- [Problem statement]
List all lines in the material below that contain "this".

- [Input data]
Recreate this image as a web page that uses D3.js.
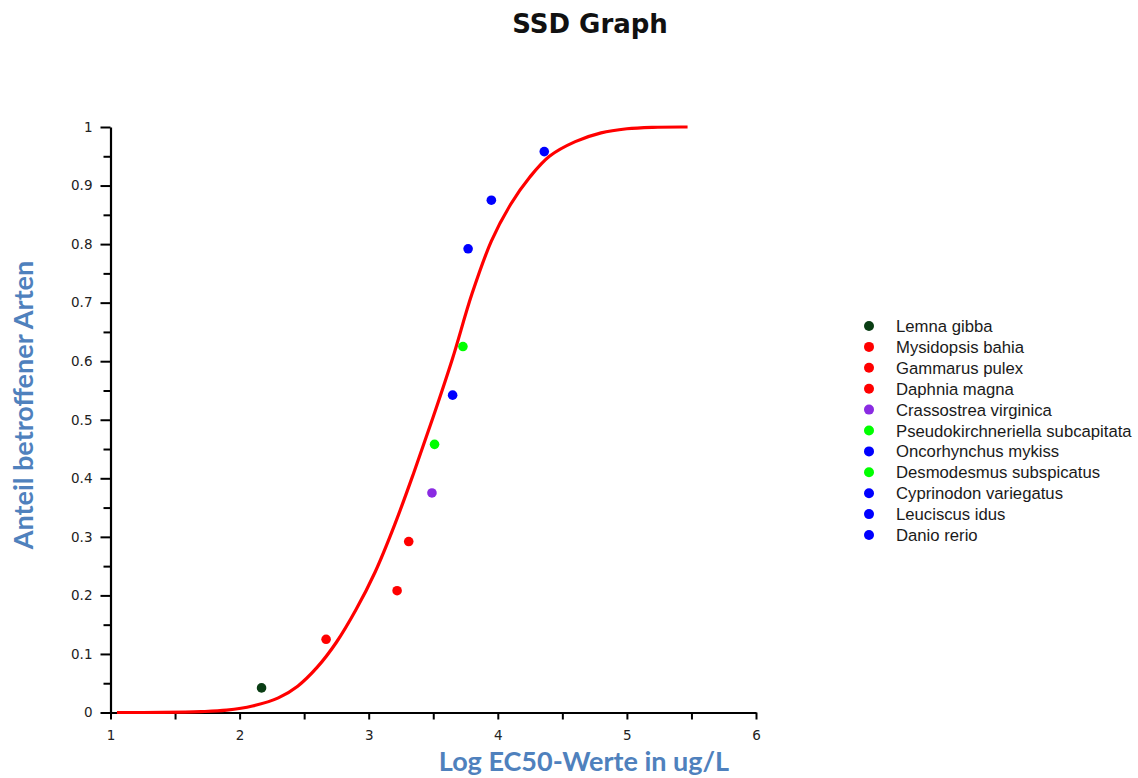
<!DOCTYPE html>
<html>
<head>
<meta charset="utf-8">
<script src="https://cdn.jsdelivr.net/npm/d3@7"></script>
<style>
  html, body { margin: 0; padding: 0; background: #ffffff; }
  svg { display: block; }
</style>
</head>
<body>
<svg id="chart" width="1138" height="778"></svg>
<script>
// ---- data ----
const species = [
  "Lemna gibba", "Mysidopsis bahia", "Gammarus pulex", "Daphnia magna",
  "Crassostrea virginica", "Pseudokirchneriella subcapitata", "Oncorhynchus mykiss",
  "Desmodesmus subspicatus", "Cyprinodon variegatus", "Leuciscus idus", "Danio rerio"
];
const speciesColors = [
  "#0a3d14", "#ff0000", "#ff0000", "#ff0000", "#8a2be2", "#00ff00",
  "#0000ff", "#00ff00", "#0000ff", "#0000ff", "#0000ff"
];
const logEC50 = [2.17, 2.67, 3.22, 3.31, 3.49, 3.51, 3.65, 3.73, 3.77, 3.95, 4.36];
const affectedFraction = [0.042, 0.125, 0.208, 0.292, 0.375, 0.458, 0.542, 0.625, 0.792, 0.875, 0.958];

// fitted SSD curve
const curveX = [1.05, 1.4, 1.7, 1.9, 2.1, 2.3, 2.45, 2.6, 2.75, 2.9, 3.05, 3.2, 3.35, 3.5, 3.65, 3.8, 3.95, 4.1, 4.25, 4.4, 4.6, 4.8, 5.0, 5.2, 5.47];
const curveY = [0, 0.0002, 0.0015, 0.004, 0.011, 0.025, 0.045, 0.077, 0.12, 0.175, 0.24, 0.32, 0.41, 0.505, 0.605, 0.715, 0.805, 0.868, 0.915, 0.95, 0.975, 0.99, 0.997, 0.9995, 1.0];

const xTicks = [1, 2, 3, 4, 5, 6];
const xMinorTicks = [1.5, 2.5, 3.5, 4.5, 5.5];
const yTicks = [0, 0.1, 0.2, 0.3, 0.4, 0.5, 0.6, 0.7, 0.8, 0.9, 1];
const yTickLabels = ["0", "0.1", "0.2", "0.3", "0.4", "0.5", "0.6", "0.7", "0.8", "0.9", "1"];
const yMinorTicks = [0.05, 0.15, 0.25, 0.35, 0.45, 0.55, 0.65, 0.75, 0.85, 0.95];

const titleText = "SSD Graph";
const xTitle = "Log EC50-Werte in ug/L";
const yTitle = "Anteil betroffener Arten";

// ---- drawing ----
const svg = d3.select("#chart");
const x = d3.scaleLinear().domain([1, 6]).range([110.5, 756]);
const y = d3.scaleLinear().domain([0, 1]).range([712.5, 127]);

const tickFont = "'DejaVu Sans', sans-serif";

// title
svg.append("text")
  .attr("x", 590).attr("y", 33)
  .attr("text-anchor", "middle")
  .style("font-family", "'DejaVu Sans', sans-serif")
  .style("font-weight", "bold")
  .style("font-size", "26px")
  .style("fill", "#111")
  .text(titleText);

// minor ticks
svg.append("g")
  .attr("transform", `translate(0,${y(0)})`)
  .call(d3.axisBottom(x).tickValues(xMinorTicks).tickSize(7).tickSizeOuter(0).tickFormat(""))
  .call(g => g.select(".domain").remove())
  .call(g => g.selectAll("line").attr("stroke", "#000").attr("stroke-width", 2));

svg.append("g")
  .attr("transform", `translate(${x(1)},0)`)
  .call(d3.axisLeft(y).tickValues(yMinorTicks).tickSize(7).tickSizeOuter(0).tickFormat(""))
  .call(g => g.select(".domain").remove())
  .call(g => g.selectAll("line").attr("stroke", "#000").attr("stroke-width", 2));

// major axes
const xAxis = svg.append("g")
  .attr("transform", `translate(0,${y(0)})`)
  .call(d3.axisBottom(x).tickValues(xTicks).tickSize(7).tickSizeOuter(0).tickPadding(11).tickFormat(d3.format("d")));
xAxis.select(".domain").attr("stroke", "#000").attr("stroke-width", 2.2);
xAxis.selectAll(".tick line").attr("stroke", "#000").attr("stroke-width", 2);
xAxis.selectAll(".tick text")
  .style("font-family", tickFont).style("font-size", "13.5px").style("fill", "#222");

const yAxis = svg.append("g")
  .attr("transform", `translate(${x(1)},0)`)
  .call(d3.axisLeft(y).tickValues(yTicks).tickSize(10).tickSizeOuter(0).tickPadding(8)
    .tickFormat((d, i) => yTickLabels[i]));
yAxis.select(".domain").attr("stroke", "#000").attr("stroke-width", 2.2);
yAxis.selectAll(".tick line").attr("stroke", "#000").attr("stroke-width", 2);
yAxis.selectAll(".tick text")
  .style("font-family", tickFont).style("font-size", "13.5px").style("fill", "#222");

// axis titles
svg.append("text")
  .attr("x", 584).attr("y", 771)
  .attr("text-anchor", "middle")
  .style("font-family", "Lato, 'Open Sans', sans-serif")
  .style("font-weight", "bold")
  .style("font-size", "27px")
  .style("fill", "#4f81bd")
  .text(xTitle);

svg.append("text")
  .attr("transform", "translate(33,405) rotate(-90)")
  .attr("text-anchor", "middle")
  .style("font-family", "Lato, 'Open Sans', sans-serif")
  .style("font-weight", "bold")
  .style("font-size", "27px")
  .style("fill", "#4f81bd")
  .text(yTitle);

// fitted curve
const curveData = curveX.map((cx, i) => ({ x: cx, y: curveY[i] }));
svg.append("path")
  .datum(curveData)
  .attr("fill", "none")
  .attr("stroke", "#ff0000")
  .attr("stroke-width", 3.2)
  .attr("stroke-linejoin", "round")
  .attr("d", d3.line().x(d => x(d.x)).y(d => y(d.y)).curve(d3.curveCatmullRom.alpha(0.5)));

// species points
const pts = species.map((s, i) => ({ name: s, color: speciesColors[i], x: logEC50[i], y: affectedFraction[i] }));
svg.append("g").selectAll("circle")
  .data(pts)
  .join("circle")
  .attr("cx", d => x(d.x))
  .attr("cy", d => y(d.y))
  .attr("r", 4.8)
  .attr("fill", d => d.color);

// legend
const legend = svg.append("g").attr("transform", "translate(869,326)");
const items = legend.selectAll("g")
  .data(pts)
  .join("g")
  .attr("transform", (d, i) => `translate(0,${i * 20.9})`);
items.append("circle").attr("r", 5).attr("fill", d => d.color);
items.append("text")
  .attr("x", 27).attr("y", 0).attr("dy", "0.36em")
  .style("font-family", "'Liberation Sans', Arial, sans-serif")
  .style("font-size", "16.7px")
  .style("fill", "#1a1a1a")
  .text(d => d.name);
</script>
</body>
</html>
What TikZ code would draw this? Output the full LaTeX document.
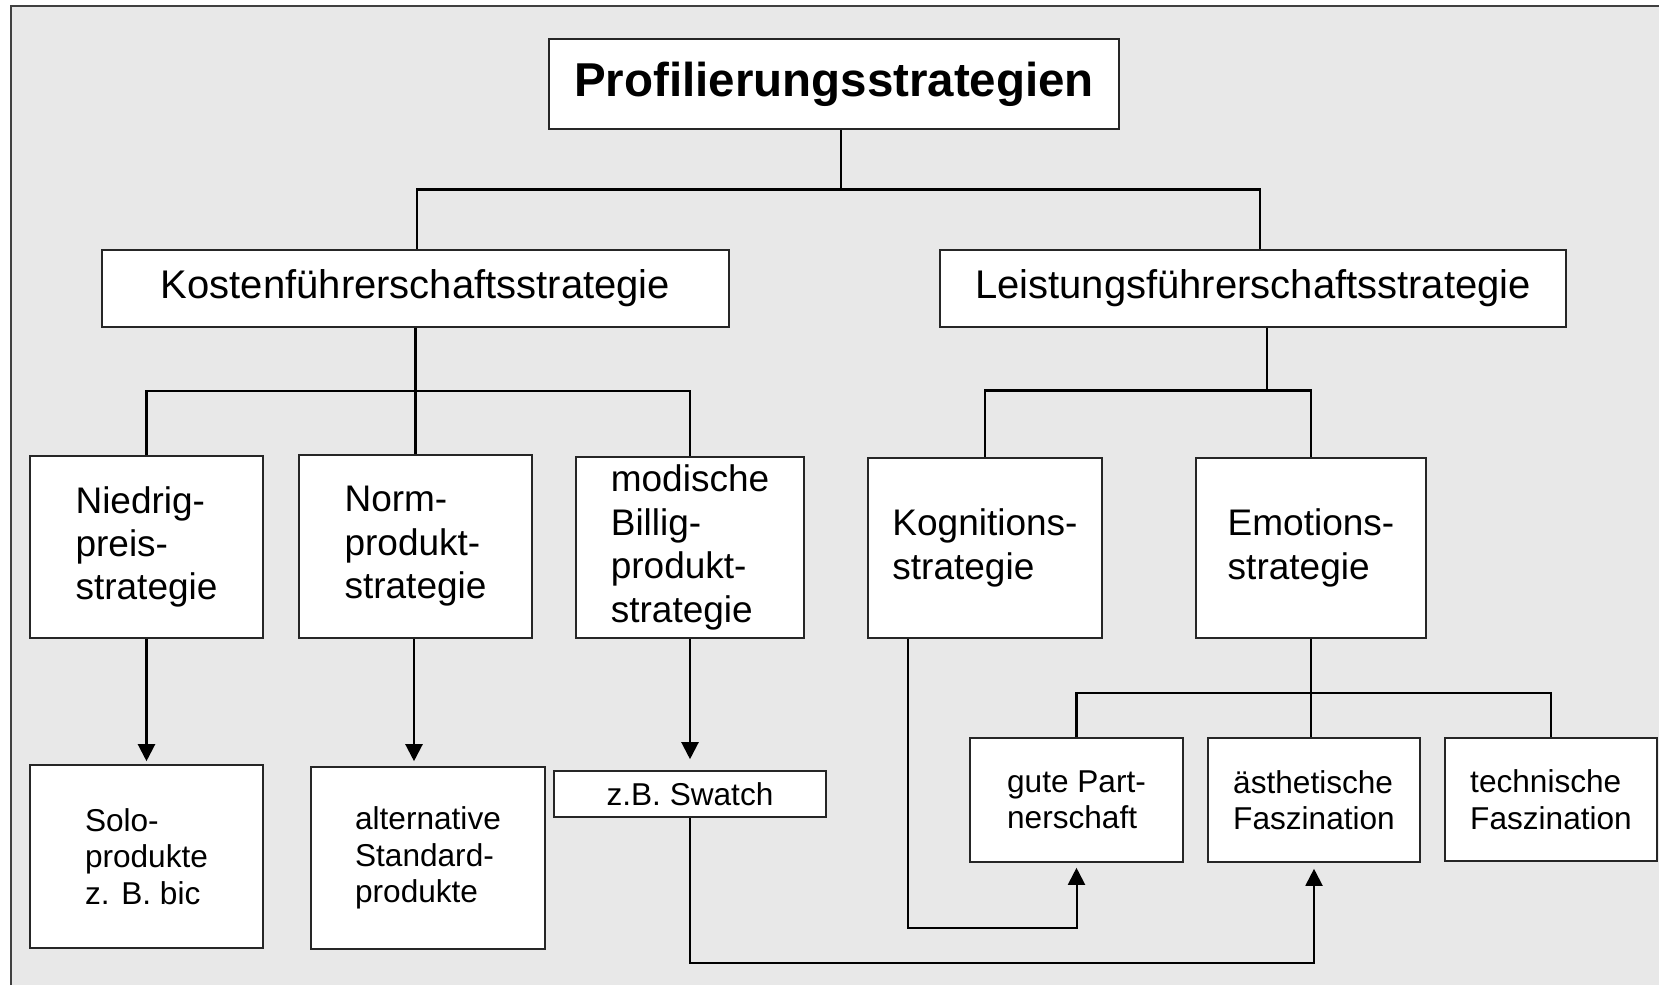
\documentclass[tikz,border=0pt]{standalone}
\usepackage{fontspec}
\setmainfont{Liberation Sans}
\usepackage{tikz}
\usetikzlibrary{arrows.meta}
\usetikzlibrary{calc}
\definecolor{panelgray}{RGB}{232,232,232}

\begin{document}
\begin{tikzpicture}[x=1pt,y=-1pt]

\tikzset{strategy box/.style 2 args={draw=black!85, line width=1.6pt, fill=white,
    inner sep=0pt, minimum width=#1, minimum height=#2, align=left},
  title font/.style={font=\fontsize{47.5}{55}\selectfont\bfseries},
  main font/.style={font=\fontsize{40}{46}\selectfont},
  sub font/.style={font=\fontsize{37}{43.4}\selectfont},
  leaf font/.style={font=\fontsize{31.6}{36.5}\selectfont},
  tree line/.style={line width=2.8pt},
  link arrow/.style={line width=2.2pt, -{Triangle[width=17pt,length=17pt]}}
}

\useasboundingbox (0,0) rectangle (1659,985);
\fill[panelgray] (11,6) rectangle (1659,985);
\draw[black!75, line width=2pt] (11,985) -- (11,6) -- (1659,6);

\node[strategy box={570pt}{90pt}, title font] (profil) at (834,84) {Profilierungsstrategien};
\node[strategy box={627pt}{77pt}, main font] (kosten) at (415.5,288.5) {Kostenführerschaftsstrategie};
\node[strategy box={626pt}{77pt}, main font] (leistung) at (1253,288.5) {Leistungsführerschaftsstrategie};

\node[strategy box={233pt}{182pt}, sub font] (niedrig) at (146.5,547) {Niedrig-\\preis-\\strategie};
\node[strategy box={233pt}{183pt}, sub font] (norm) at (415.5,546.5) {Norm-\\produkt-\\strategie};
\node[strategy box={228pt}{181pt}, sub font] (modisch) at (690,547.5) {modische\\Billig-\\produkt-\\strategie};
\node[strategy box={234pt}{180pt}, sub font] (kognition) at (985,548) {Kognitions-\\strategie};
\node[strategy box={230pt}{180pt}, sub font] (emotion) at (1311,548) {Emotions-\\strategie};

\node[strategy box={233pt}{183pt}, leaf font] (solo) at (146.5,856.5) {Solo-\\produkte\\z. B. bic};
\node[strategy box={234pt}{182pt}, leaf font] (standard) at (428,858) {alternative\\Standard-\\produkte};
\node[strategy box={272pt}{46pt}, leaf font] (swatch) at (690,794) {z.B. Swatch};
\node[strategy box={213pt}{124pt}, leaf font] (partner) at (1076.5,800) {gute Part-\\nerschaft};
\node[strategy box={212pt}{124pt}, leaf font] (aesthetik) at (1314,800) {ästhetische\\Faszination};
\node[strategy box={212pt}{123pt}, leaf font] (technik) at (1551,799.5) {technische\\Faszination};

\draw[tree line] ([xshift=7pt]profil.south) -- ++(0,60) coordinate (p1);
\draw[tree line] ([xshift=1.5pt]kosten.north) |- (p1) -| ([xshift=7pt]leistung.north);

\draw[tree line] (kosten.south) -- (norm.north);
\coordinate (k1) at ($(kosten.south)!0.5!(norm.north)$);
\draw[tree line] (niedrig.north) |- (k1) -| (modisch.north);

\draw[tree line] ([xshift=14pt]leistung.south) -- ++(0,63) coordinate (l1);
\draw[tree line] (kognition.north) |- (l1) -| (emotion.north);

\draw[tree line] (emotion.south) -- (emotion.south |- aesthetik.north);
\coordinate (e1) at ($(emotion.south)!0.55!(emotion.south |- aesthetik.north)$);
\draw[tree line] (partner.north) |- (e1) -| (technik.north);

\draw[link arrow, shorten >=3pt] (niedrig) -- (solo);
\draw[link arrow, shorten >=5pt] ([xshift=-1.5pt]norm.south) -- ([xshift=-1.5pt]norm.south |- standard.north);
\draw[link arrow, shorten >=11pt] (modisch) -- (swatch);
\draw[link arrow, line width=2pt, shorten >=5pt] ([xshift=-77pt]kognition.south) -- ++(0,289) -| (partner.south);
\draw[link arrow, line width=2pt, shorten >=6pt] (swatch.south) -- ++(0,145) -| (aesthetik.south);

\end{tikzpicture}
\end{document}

- [Task output]
Recreate this image as a web page that uses D3.js.
What TikZ code would draw this? Output the full LaTeX document.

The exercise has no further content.